## TO DO
Pictures stay out of this copy, which runs from the first line of the material through the line containing "import plotly.graph_objects as go".
-- START OF AVAILABLE RECORDS --
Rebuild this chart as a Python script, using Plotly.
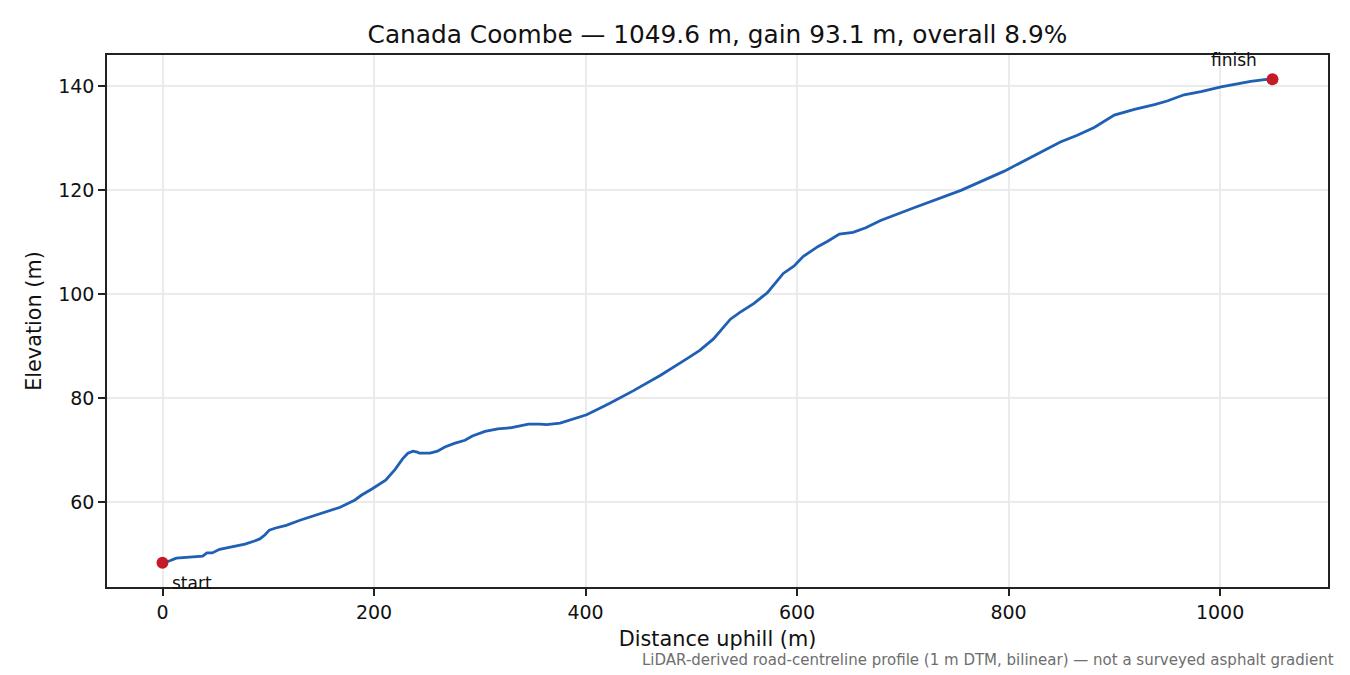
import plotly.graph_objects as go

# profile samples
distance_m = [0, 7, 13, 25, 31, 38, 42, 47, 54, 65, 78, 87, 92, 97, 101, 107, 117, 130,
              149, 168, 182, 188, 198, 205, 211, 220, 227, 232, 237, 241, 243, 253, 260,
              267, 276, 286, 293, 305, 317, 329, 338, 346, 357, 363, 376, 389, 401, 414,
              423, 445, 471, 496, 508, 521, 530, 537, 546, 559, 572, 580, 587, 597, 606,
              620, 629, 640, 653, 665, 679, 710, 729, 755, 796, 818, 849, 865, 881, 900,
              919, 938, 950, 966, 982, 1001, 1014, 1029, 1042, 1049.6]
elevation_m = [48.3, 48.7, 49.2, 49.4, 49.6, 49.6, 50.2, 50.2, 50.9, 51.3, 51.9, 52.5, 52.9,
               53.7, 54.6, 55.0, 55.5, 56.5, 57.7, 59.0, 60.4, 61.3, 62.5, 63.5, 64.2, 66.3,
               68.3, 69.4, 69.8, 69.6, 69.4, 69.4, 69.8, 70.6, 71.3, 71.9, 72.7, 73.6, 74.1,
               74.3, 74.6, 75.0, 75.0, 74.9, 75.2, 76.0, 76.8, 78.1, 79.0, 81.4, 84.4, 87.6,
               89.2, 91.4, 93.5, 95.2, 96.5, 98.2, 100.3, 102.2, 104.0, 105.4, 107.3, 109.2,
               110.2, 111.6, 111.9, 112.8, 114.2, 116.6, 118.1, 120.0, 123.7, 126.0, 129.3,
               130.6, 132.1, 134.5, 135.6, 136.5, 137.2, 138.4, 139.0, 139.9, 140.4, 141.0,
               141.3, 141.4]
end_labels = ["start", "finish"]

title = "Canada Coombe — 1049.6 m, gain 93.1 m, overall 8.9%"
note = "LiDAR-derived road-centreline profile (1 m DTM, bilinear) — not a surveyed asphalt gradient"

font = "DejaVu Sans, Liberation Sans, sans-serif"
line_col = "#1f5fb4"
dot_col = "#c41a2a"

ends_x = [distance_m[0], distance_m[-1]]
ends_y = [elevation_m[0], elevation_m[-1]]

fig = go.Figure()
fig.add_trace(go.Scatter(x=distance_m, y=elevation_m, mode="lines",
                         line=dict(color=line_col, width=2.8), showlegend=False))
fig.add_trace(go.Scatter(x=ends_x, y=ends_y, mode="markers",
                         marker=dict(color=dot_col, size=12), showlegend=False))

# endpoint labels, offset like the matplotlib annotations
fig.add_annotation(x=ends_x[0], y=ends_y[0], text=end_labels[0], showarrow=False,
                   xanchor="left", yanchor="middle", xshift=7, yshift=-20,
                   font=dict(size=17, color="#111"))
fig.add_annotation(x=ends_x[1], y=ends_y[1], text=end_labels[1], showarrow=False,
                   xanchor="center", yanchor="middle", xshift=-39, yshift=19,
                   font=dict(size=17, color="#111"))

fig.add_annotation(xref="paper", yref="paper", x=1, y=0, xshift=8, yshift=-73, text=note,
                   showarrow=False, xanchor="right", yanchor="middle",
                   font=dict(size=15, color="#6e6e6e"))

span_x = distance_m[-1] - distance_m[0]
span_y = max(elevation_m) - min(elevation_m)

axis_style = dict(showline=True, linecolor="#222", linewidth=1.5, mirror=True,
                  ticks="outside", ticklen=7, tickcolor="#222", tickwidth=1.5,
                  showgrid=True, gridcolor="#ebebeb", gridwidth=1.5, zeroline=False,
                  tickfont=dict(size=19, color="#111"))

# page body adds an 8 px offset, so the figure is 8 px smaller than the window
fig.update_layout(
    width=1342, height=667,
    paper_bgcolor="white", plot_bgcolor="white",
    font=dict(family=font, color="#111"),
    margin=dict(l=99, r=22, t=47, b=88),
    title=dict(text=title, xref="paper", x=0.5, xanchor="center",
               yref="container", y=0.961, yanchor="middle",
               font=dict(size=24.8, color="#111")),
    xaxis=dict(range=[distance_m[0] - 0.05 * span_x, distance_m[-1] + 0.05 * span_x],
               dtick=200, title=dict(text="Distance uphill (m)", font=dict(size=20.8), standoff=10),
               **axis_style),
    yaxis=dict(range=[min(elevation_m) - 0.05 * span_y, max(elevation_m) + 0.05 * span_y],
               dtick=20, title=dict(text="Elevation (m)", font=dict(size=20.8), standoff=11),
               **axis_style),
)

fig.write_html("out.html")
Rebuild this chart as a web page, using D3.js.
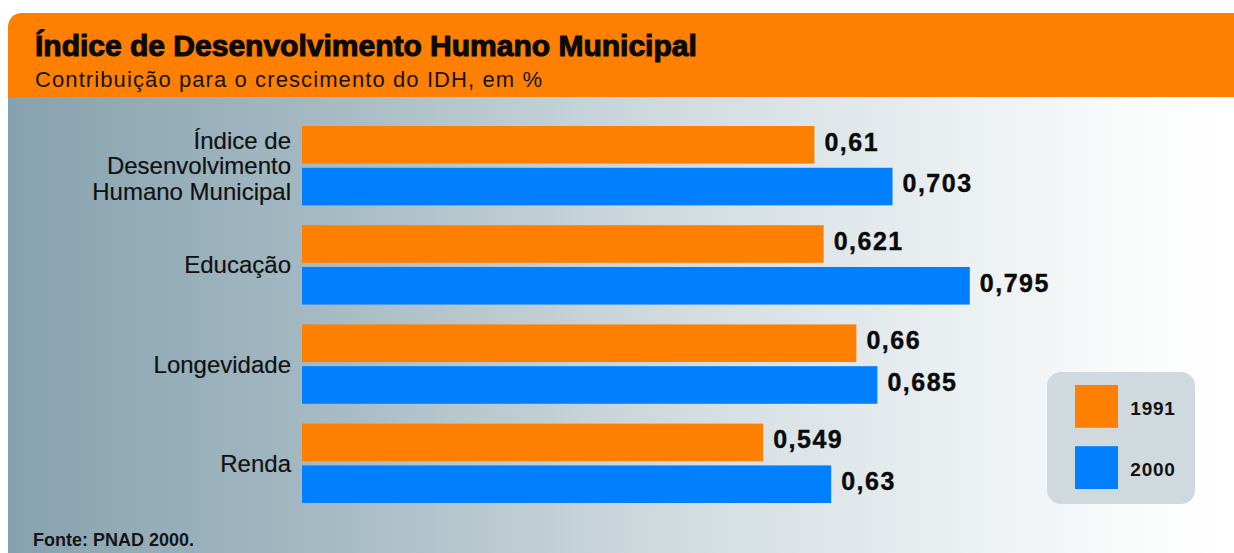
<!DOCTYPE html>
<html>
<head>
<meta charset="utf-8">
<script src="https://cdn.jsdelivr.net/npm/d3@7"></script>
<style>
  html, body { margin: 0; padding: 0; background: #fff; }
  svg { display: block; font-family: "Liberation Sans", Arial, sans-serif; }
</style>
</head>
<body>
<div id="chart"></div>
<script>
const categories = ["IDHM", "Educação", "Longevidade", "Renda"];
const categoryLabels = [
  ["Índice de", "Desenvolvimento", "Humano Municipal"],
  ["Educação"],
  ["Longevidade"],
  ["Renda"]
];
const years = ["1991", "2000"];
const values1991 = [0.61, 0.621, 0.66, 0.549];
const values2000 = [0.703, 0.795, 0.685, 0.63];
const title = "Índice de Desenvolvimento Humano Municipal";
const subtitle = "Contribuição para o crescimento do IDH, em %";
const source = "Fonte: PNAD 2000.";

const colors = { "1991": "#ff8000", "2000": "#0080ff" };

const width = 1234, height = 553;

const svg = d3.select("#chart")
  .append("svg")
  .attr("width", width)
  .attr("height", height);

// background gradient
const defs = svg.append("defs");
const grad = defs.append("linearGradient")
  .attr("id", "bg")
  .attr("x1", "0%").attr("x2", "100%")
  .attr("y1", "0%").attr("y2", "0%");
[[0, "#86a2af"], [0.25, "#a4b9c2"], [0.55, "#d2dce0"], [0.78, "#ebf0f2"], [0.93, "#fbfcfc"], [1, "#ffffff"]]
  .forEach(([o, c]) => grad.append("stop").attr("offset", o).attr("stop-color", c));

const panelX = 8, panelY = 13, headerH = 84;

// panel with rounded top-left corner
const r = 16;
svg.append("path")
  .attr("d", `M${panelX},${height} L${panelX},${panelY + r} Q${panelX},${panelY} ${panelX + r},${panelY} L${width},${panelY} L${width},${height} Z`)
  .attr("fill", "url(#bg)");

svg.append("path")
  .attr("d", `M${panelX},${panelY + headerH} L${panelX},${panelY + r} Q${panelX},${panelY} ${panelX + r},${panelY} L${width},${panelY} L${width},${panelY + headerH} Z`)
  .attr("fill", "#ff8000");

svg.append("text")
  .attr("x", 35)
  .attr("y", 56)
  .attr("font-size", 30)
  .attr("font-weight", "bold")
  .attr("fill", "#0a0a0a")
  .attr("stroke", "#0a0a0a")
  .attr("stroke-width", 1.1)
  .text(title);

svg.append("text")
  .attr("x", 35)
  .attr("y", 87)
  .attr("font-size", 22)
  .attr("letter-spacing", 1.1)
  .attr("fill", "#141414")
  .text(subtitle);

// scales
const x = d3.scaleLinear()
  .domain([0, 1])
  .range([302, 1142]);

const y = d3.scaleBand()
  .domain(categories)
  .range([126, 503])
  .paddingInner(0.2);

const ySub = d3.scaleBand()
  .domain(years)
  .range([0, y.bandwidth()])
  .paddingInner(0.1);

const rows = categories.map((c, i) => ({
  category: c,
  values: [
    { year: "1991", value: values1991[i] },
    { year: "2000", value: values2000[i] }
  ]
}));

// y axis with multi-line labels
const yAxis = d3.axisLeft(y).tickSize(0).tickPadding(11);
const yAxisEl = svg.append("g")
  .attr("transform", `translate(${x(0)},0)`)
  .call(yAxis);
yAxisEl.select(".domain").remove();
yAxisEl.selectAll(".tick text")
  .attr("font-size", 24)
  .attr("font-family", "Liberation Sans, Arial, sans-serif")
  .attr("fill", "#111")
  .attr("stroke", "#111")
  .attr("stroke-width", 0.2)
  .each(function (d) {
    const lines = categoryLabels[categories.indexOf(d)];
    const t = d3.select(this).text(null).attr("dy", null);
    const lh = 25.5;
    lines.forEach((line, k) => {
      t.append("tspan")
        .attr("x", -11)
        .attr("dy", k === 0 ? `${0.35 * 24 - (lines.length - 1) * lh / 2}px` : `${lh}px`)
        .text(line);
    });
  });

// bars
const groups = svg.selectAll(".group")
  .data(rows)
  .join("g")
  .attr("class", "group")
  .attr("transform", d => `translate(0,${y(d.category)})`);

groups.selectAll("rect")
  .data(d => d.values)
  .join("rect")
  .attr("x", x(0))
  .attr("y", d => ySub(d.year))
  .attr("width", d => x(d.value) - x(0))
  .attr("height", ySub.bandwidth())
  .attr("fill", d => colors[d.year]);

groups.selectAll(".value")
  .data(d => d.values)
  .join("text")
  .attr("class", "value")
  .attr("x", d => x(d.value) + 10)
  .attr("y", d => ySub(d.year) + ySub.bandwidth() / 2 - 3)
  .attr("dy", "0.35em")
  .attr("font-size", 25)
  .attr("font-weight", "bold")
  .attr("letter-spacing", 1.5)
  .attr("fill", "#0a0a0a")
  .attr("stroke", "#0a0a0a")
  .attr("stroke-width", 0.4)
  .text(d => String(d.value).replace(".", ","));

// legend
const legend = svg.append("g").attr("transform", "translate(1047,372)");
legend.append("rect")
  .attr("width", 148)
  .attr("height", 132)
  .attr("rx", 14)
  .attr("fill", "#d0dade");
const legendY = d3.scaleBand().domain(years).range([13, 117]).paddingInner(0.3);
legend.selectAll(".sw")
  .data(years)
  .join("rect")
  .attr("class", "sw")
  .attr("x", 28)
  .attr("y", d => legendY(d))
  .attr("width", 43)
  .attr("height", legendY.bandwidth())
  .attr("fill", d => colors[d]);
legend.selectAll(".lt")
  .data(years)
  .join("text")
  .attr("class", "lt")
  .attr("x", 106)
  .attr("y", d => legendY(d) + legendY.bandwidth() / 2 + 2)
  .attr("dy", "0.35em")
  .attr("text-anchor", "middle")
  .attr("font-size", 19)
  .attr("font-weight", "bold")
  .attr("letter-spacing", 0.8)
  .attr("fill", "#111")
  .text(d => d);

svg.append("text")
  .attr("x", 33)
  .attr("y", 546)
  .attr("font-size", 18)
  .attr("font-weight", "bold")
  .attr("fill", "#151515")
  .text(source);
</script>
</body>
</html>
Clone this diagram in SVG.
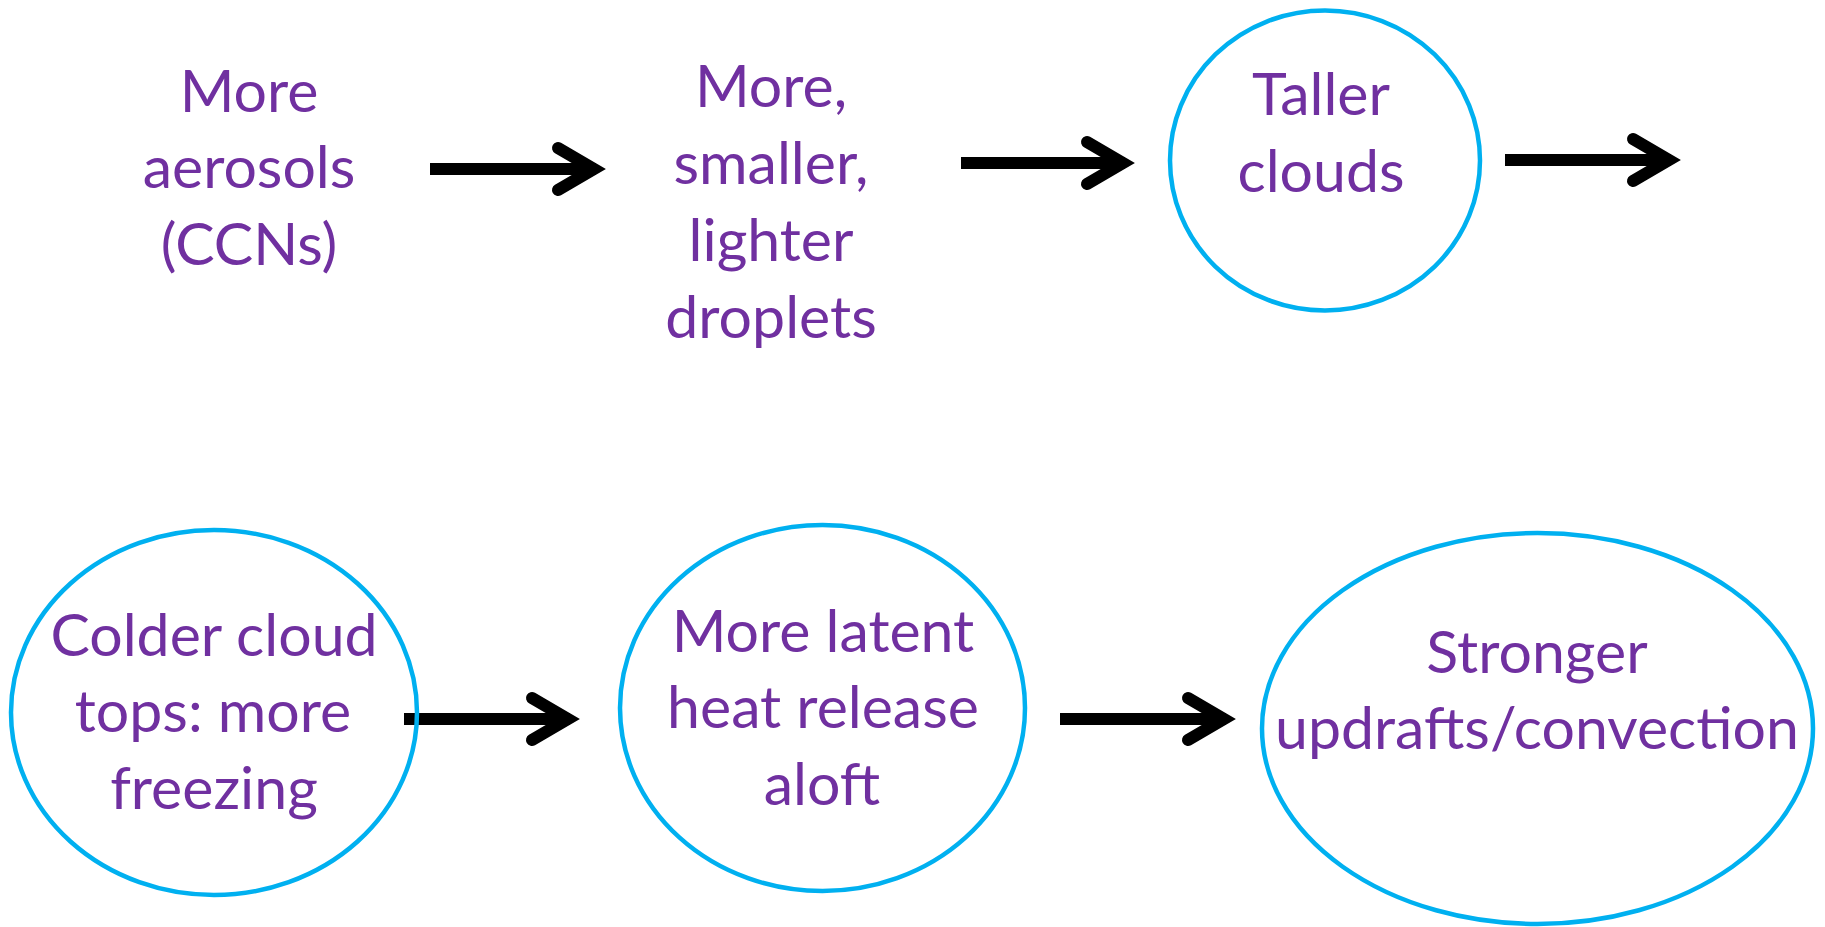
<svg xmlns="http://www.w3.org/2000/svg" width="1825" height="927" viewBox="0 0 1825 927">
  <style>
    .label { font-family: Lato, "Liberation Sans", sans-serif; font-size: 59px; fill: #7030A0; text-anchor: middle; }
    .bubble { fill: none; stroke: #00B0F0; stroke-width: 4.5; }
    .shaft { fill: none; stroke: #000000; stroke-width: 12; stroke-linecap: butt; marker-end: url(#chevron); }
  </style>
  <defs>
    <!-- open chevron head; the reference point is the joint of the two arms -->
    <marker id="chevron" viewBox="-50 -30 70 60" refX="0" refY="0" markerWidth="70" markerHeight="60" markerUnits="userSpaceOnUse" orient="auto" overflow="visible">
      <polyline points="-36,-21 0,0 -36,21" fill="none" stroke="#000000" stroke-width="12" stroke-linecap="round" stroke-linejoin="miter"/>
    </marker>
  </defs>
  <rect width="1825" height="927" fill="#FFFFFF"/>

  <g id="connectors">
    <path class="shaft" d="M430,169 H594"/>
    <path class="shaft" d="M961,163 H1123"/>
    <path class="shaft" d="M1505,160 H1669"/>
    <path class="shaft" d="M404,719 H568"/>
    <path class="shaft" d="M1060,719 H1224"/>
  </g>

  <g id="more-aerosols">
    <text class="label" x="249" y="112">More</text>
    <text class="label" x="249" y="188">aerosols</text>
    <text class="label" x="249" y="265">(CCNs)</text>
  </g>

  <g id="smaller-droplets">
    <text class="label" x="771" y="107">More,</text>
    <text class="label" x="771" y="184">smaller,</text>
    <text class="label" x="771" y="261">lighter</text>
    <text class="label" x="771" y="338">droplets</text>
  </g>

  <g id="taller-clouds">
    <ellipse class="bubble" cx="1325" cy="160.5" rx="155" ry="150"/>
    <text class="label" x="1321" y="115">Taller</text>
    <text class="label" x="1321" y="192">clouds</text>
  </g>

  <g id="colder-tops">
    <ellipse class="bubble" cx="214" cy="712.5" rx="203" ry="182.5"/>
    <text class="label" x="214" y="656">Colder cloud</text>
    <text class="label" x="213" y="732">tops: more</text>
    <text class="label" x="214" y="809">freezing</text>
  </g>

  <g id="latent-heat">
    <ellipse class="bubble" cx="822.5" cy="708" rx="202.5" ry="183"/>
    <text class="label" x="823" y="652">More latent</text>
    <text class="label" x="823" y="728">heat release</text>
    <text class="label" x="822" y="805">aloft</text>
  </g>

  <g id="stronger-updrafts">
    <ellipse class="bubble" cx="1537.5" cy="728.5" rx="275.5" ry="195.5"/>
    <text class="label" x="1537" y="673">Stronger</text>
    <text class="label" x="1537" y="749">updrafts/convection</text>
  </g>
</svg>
-- END OF AVAILABLE RECORDS --
## CORRECT RESULT
Rebuild this chart as a Python script, using Plotly.
import plotly.graph_objects as go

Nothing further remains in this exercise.